### Exercise brief
Copy the data exactly; pictures stay out of the copy.

### Dataset excerpt
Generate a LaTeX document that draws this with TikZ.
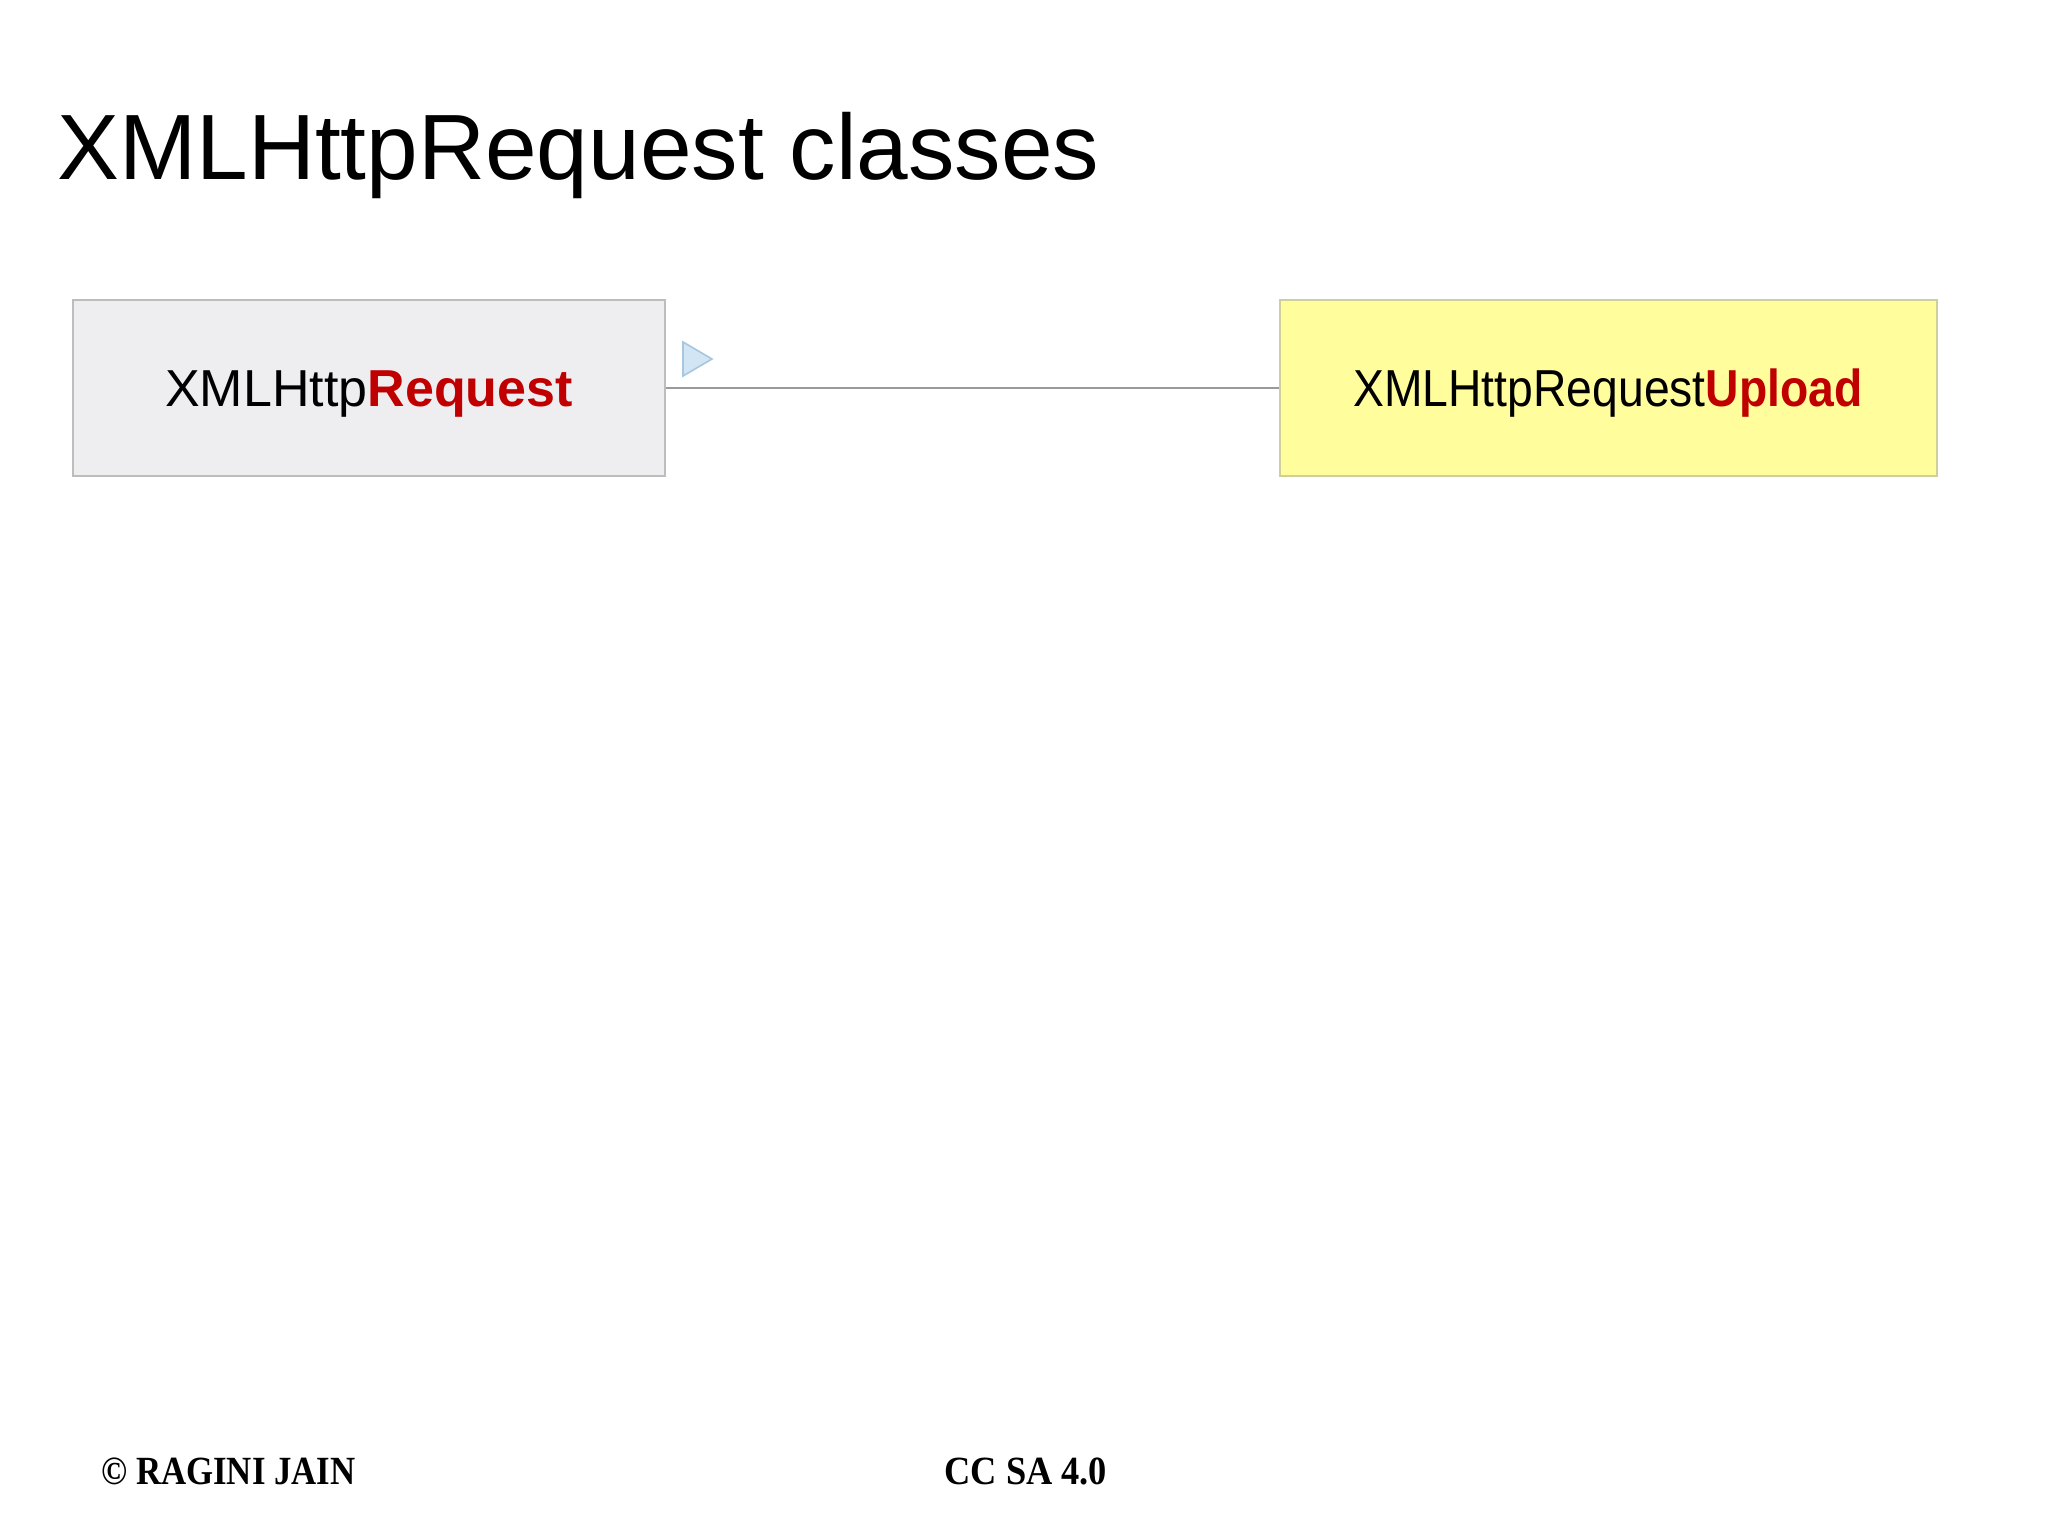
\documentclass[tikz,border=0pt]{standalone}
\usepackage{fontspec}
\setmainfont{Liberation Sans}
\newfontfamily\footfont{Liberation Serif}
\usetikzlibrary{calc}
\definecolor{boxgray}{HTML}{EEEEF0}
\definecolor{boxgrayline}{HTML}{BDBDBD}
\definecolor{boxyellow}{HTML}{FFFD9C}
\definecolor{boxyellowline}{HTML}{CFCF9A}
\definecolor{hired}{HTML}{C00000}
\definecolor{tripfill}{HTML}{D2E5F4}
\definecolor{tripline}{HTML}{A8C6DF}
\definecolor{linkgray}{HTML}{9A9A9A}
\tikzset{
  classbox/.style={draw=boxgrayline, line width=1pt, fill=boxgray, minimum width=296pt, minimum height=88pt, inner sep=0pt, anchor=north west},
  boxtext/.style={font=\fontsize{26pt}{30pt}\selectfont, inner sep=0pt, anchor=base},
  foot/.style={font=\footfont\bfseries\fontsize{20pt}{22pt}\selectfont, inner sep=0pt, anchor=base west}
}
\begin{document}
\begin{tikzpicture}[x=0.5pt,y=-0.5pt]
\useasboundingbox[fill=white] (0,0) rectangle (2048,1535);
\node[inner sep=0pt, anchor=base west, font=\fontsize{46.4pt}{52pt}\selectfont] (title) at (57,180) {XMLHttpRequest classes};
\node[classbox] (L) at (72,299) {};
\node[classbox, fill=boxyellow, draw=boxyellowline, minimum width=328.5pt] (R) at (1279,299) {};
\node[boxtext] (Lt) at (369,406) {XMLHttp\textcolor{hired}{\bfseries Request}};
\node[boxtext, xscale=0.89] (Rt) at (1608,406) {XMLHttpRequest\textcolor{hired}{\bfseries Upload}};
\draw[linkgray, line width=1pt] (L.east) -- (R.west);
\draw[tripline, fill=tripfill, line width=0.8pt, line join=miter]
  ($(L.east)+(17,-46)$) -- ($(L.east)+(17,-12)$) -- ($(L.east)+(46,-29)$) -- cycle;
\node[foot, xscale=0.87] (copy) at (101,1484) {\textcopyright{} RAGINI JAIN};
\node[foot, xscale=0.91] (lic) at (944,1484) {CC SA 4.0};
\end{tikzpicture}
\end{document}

### Exercise solution
Generate a LaTeX document that draws this with TikZ.
\documentclass[tikz,border=0pt]{standalone}
\usepackage{fontspec}
\setmainfont{Liberation Sans}
\newfontfamily\footfont{Liberation Serif}
\usetikzlibrary{calc}
\definecolor{boxgray}{HTML}{EEEEF0}
\definecolor{boxgrayline}{HTML}{BDBDBD}
\definecolor{boxyellow}{HTML}{FFFD9C}
\definecolor{boxyellowline}{HTML}{CFCF9A}
\definecolor{hired}{HTML}{C00000}
\definecolor{tripfill}{HTML}{D2E5F4}
\definecolor{tripline}{HTML}{A8C6DF}
\definecolor{linkgray}{HTML}{9A9A9A}
\tikzset{
  classbox/.style={draw=boxgrayline, line width=1pt, fill=boxgray, minimum width=296pt, minimum height=88pt, inner sep=0pt, anchor=north west},
  boxtext/.style={font=\fontsize{26pt}{30pt}\selectfont, inner sep=0pt, anchor=base},
  foot/.style={font=\footfont\bfseries\fontsize{20pt}{22pt}\selectfont, inner sep=0pt, anchor=base west}
}
\begin{document}
\begin{tikzpicture}[x=0.5pt,y=-0.5pt]
\useasboundingbox[fill=white] (0,0) rectangle (2048,1535);
\node[inner sep=0pt, anchor=base west, font=\fontsize{46.4pt}{52pt}\selectfont] (title) at (57,180) {XMLHttpRequest classes};
\node[classbox] (L) at (72,299) {};
\node[classbox, fill=boxyellow, draw=boxyellowline, minimum width=328.5pt] (R) at (1279,299) {};
\node[boxtext] (Lt) at (369,406) {XMLHttp\textcolor{hired}{\bfseries Request}};
\node[boxtext, xscale=0.89] (Rt) at (1608,406) {XMLHttpRequest\textcolor{hired}{\bfseries Upload}};
\draw[linkgray, line width=1pt] (L.east) -- (R.west);
\draw[tripline, fill=tripfill, line width=0.8pt, line join=miter]
  ($(L.east)+(17,-46)$) -- ($(L.east)+(17,-12)$) -- ($(L.east)+(46,-29)$) -- cycle;
\node[foot, xscale=0.87] (copy) at (101,1484) {\textcopyright{} RAGINI JAIN};
\node[foot, xscale=0.91] (lic) at (944,1484) {CC SA 4.0};
\end{tikzpicture}
\end{document}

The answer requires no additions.